BEGIN Listed records

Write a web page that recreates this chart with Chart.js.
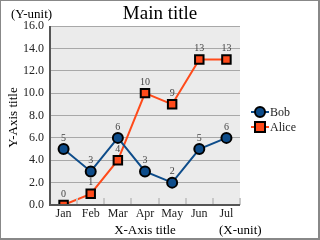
<!DOCTYPE html>
<html>
<head>
<meta charset="utf-8">
<script src="https://cdn.jsdelivr.net/npm/chart.js@4/dist/chart.umd.min.js"></script>
<style>
  html, body { margin: 0; padding: 0; background: #fff; }
  #wrap { width: 320px; height: 240px; position: relative; }
</style>
</head>
<body>
<div id="wrap"><canvas id="chart" width="320" height="240"></canvas></div>
<script>
// chart data
const months = ["Jan", "Feb", "Mar", "Apr", "May", "Jun", "Jul"];
const bobValues = [5, 3, 6, 3, 2, 5, 6];
const aliceValues = [0, 1, 4, 10, 9, 13, 13];
const yTicks = [0, 2, 4, 6, 8, 10, 12, 14, 16];

const serif = "'Liberation Serif', 'DejaVu Serif', serif";

// background, tick marks, data labels, titles, legend
const decorations = {
    id: "decorations",
    beforeDraw(chart) {
        const c = chart.ctx, a = chart.chartArea;
        c.save();
        c.fillStyle = "#ebebeb";
        c.fillRect(a.left, a.top, a.right - a.left, a.bottom - a.top);
        c.restore();
    },
    afterDraw(chart) {
        const c = chart.ctx, a = chart.chartArea;
        const x = chart.scales.x;
        const midX = (a.left + a.right) / 2, midY = (a.top + a.bottom) / 2;
        c.save();

        // small category boundary marks
        c.strokeStyle = "#c8c8c8";
        c.lineWidth = 2;
        const step = x.getPixelForValue(1) - x.getPixelForValue(0);
        for (let i = 0; i < months.length; i++) {
            const px = Math.round(x.getPixelForValue(i) + step / 2);
            c.beginPath();
            c.moveTo(px, a.bottom);
            c.lineTo(px, a.bottom - 7);
            c.stroke();
        }

        // axis lines
        c.strokeStyle = "#555";
        c.lineWidth = 2;
        c.beginPath();
        c.moveTo(a.left, a.top);
        c.lineTo(a.left, a.bottom);
        c.lineTo(a.right, a.bottom);
        c.stroke();

        // data labels
        c.fillStyle = "#444";
        c.font = "10px " + serif;
        c.textAlign = "center";
        c.textBaseline = "bottom";
        chart.data.datasets.forEach(function(ds, di) {
            chart.getDatasetMeta(di).data.forEach(function(pt, i) {
                c.fillText(String(ds.data[i]), pt.x, pt.y - 6);
            });
        });

        // titles
        c.fillStyle = "#000";
        c.textBaseline = "middle";
        c.font = "19px " + serif;
        c.fillText("Main title", 160, 14);
        c.font = "13px " + serif;
        c.textAlign = "left";
        c.fillText("(Y-unit)", 11, 15);
        c.fillText("(X-unit)", 219, 231);
        c.textAlign = "center";
        c.fillText("X-Axis title", midX, 231);
        c.save();
        c.translate(14, midY + 2);
        c.rotate(-Math.PI / 2);
        c.fillText("Y-Axis title", 0, 0);
        c.restore();

        // legend
        c.font = "12px " + serif;
        c.textAlign = "left";
        chart.data.datasets.forEach(function(ds, di) {
            const ly = 112 + di * 15;
            c.strokeStyle = ds.borderColor;
            c.lineWidth = 2;
            c.beginPath();
            c.moveTo(251, ly);
            c.lineTo(269, ly);
            c.stroke();
            c.fillStyle = ds.pointBackgroundColor;
            c.strokeStyle = "#000";
            c.lineWidth = 2;
            c.beginPath();
            if (ds.pointStyle === "rect") {
                c.rect(255, ly - 5, 10, 10);
            } else {
                c.arc(260, ly, 5, 0, Math.PI * 2);
            }
            c.fill();
            c.stroke();
            c.fillStyle = "#222";
            c.fillText(ds.label, 270, ly + 1);
        });

        // outer frame
        c.strokeStyle = "#888";
        c.lineWidth = 2;
        c.strokeRect(0, 0, 319, 239);
        c.restore();
    }
};

new Chart(document.getElementById("chart"), {
    type: "line",
    data: {
        labels: months,
        datasets: [{
            label: "Bob",
            data: bobValues,
            borderColor: "#0d4c8a",
            borderWidth: 2,
            pointStyle: "circle",
            pointRadius: 5,
            pointBackgroundColor: "#0d4c8a",
            pointBorderColor: "#000",
            pointBorderWidth: 2,
            tension: 0
        }, {
            label: "Alice",
            data: aliceValues,
            borderColor: "#ff4a1a",
            borderWidth: 2,
            pointStyle: "rect",
            pointRadius: 6,
            pointBackgroundColor: "#ff4a1a",
            pointBorderColor: "#000",
            pointBorderWidth: 2,
            tension: 0
        }]
    },
    options: {
        responsive: false,
        animation: false,
        layout: { padding: { left: 0, top: 26, right: 80, bottom: 0 } },
        plugins: {
            legend: { display: false },
            title: { display: false },
            tooltip: { enabled: false }
        },
        scales: {
            x: {
                offset: true,
                afterFit: function(s) { s.height = 35; },
                grid: { display: false, drawTicks: false },
                border: { display: false },
                ticks: {
                    color: "#222",
                    font: { family: serif, size: 12 },
                    padding: 2,
                    maxRotation: 0
                }
            },
            y: {
                min: 0,
                max: 16,
                afterFit: function(s) { s.width = 50; },
                afterBuildTicks: function(s) { s.ticks = yTicks.map(function(v) { return { value: v }; }); },
                grid: { color: "#a8a8a8", lineWidth: 1, drawTicks: false },
                border: { display: false },
                ticks: {
                    color: "#222",
                    font: { family: serif, size: 12 },
                    padding: 6,
                    callback: function(v) { return Number(v).toFixed(1); }
                }
            }
        }
    },
    plugins: [decorations]
});
</script>
</body>
</html>
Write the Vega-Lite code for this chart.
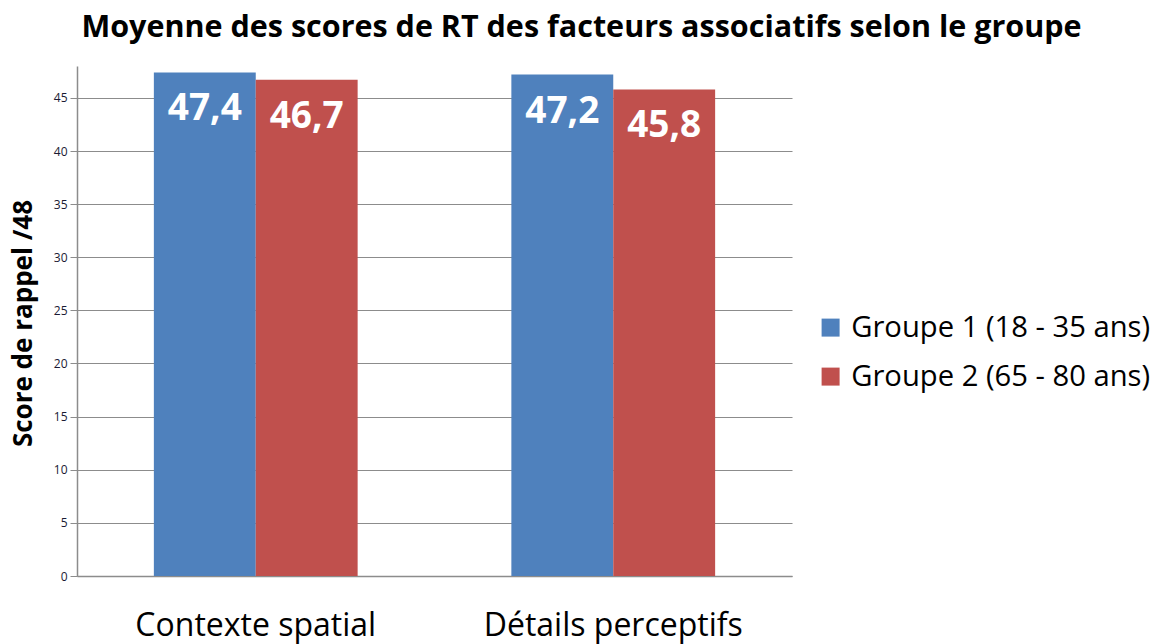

END Listed records

▶ [What to do] Print each entry shown above with exact wording and no pictures.

▶ [The solution]
Write a web page that recreates this chart with Chart.js.
<!DOCTYPE html>
<html>
<head>
<meta charset="utf-8">
<script src="https://cdn.jsdelivr.net/npm/chart.js@4/dist/chart.umd.min.js"></script>
<style>
  html, body { margin: 0; padding: 0; background: #fff; }
  #wrap { width: 320px; height: 240px; position: relative; }
</style>
</head>
<body>
<div id="wrap"><canvas id="chart" width="320" height="240"></canvas></div>
<script>
// chart data
const months = ["Jan", "Feb", "Mar", "Apr", "May", "Jun", "Jul"];
const bobValues = [5, 3, 6, 3, 2, 5, 6];
const aliceValues = [0, 1, 4, 10, 9, 13, 13];
const yTicks = [0, 2, 4, 6, 8, 10, 12, 14, 16];

const serif = "'Liberation Serif', 'DejaVu Serif', serif";

// background, tick marks, data labels, titles, legend
const decorations = {
    id: "decorations",
    beforeDraw(chart) {
        const c = chart.ctx, a = chart.chartArea;
        c.save();
        c.fillStyle = "#ebebeb";
        c.fillRect(a.left, a.top, a.right - a.left, a.bottom - a.top);
        c.restore();
    },
    afterDraw(chart) {
        const c = chart.ctx, a = chart.chartArea;
        const x = chart.scales.x;
        const midX = (a.left + a.right) / 2, midY = (a.top + a.bottom) / 2;
        c.save();

        // small category boundary marks
        c.strokeStyle = "#c8c8c8";
        c.lineWidth = 2;
        const step = x.getPixelForValue(1) - x.getPixelForValue(0);
        for (let i = 0; i < months.length; i++) {
            const px = Math.round(x.getPixelForValue(i) + step / 2);
            c.beginPath();
            c.moveTo(px, a.bottom);
            c.lineTo(px, a.bottom - 7);
            c.stroke();
        }

        // axis lines
        c.strokeStyle = "#555";
        c.lineWidth = 2;
        c.beginPath();
        c.moveTo(a.left, a.top);
        c.lineTo(a.left, a.bottom);
        c.lineTo(a.right, a.bottom);
        c.stroke();

        // data labels
        c.fillStyle = "#444";
        c.font = "10px " + serif;
        c.textAlign = "center";
        c.textBaseline = "bottom";
        chart.data.datasets.forEach(function(ds, di) {
            chart.getDatasetMeta(di).data.forEach(function(pt, i) {
                c.fillText(String(ds.data[i]), pt.x, pt.y - 6);
            });
        });

        // titles
        c.fillStyle = "#000";
        c.textBaseline = "middle";
        c.font = "19px " + serif;
        c.fillText("Main title", 160, 14);
        c.font = "13px " + serif;
        c.textAlign = "left";
        c.fillText("(Y-unit)", 11, 15);
        c.fillText("(X-unit)", 219, 231);
        c.textAlign = "center";
        c.fillText("X-Axis title", midX, 231);
        c.save();
        c.translate(14, midY + 2);
        c.rotate(-Math.PI / 2);
        c.fillText("Y-Axis title", 0, 0);
        c.restore();

        // legend
        c.font = "12px " + serif;
        c.textAlign = "left";
        chart.data.datasets.forEach(function(ds, di) {
            const ly = 112 + di * 15;
            c.strokeStyle = ds.borderColor;
            c.lineWidth = 2;
            c.beginPath();
            c.moveTo(251, ly);
            c.lineTo(269, ly);
            c.stroke();
            c.fillStyle = ds.pointBackgroundColor;
            c.strokeStyle = "#000";
            c.lineWidth = 2;
            c.beginPath();
            if (ds.pointStyle === "rect") {
                c.rect(255, ly - 5, 10, 10);
            } else {
                c.arc(260, ly, 5, 0, Math.PI * 2);
            }
            c.fill();
            c.stroke();
            c.fillStyle = "#222";
            c.fillText(ds.label, 270, ly + 1);
        });

        // outer frame
        c.strokeStyle = "#888";
        c.lineWidth = 2;
        c.strokeRect(0, 0, 319, 239);
        c.restore();
    }
};

new Chart(document.getElementById("chart"), {
    type: "line",
    data: {
        labels: months,
        datasets: [{
            label: "Bob",
            data: bobValues,
            borderColor: "#0d4c8a",
            borderWidth: 2,
            pointStyle: "circle",
            pointRadius: 5,
            pointBackgroundColor: "#0d4c8a",
            pointBorderColor: "#000",
            pointBorderWidth: 2,
            tension: 0
        }, {
            label: "Alice",
            data: aliceValues,
            borderColor: "#ff4a1a",
            borderWidth: 2,
            pointStyle: "rect",
            pointRadius: 6,
            pointBackgroundColor: "#ff4a1a",
            pointBorderColor: "#000",
            pointBorderWidth: 2,
            tension: 0
        }]
    },
    options: {
        responsive: false,
        animation: false,
        layout: { padding: { left: 0, top: 26, right: 80, bottom: 0 } },
        plugins: {
            legend: { display: false },
            title: { display: false },
            tooltip: { enabled: false }
        },
        scales: {
            x: {
                offset: true,
                afterFit: function(s) { s.height = 35; },
                grid: { display: false, drawTicks: false },
                border: { display: false },
                ticks: {
                    color: "#222",
                    font: { family: serif, size: 12 },
                    padding: 2,
                    maxRotation: 0
                }
            },
            y: {
                min: 0,
                max: 16,
                afterFit: function(s) { s.width = 50; },
                afterBuildTicks: function(s) { s.ticks = yTicks.map(function(v) { return { value: v }; }); },
                grid: { color: "#a8a8a8", lineWidth: 1, drawTicks: false },
                border: { display: false },
                ticks: {
                    color: "#222",
                    font: { family: serif, size: 12 },
                    padding: 6,
                    callback: function(v) { return Number(v).toFixed(1); }
                }
            }
        }
    },
    plugins: [decorations]
});
</script>
</body>
</html>
Write the Vega-Lite code for this chart.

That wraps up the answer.